If you have ever asked, “How long will it take to build enough vacation time for a real break?” this PTO time calculator is for you. Enter your accrual details, current balance, and planned usage to estimate your annual paid time off growth, projected balance, and target date.
PTO Time Calculator
Use hours for consistency. Most employers base PTO on hours accrued each pay period.
How to use this PTO calculator
This PTO accrual calculator estimates how much paid time off you earn each year and how quickly you can reach a specific goal. It is especially useful for planning vacations, parental leave, or a long holiday break without running your balance too low.
- PTO accrued per pay period: Check your pay stub or HR portal.
- Pay periods per year: Biweekly is usually 26, semimonthly is 24, weekly is 52.
- Current balance: Your PTO hours available now.
- Planned PTO usage: Hours you expect to spend over the next 12 months.
- Target balance: A savings goal, such as 120 hours for three weeks off.
What the results mean
Annual PTO accrual
This is your gross PTO earned in one year before you use any time. It helps compare job offers and understand your total paid leave value.
Net annual PTO change
Net change = yearly accrual minus yearly usage. If this number is positive, your balance should grow over time. If negative, your balance will shrink unless you reduce time off usage.
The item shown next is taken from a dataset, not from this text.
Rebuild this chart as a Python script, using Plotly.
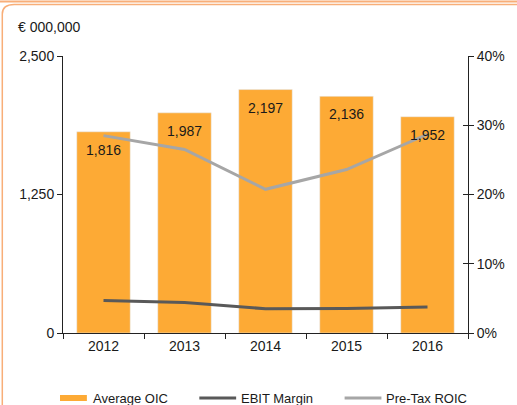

Time to reach your target balance
If your net weekly growth is positive, the calculator estimates how many weeks and months it may take to hit your PTO goal. This lets you pick realistic vacation dates based on your accrual pace.
PTO planning tips that actually work
- Plan around accrual dates: Taking leave right after a large accrual deposit can protect your balance.
- Track rollover caps: Some employers enforce “use it or lose it” limits.
- Split large trips: Two shorter breaks can reduce burnout without draining all PTO at once.
- Maintain a buffer: Keep emergency hours for illness, school closures, or family needs.
- Confirm policy details: PTO payout, carryover, blackout dates, and waiting periods vary widely.
Example PTO scenario
Suppose you earn 6.15 hours each biweekly pay period (26 periods/year), currently have 40 hours, and plan to use 80 hours this year.
- Annual accrual = 6.15 × 26 = 159.9 hours
- Net annual growth = 159.9 − 80 = 79.9 hours
- If your target is 120 hours, you need 80 more hours from today
- At ~79.9 net hours/year, reaching target takes about 1 year
This is why PTO forecasting is so helpful: it turns a guess into a timeline you can plan around.
Frequently asked questions
Does this work for vacation + sick leave banks?
Yes. If your employer combines all paid leave into one PTO bank, this calculator is a direct fit. If vacation and sick leave are separate, calculate each bucket independently.
Can I use this if I am hourly or part-time?
Absolutely. As long as you know your accrual rule (hours per pay period, or annual amount), the projection still works.
What if my PTO accrual changes with tenure?
Run separate calculations for each phase (for example, months 1–6 and months 7–12), then combine results for a more precise annual estimate.
Bottom line
Paid time off is one of the most valuable workplace benefits, but only if you actively manage it. Use this PTO time calculator monthly, adjust for policy changes, and plan your time off intentionally so you can rest without financial stress.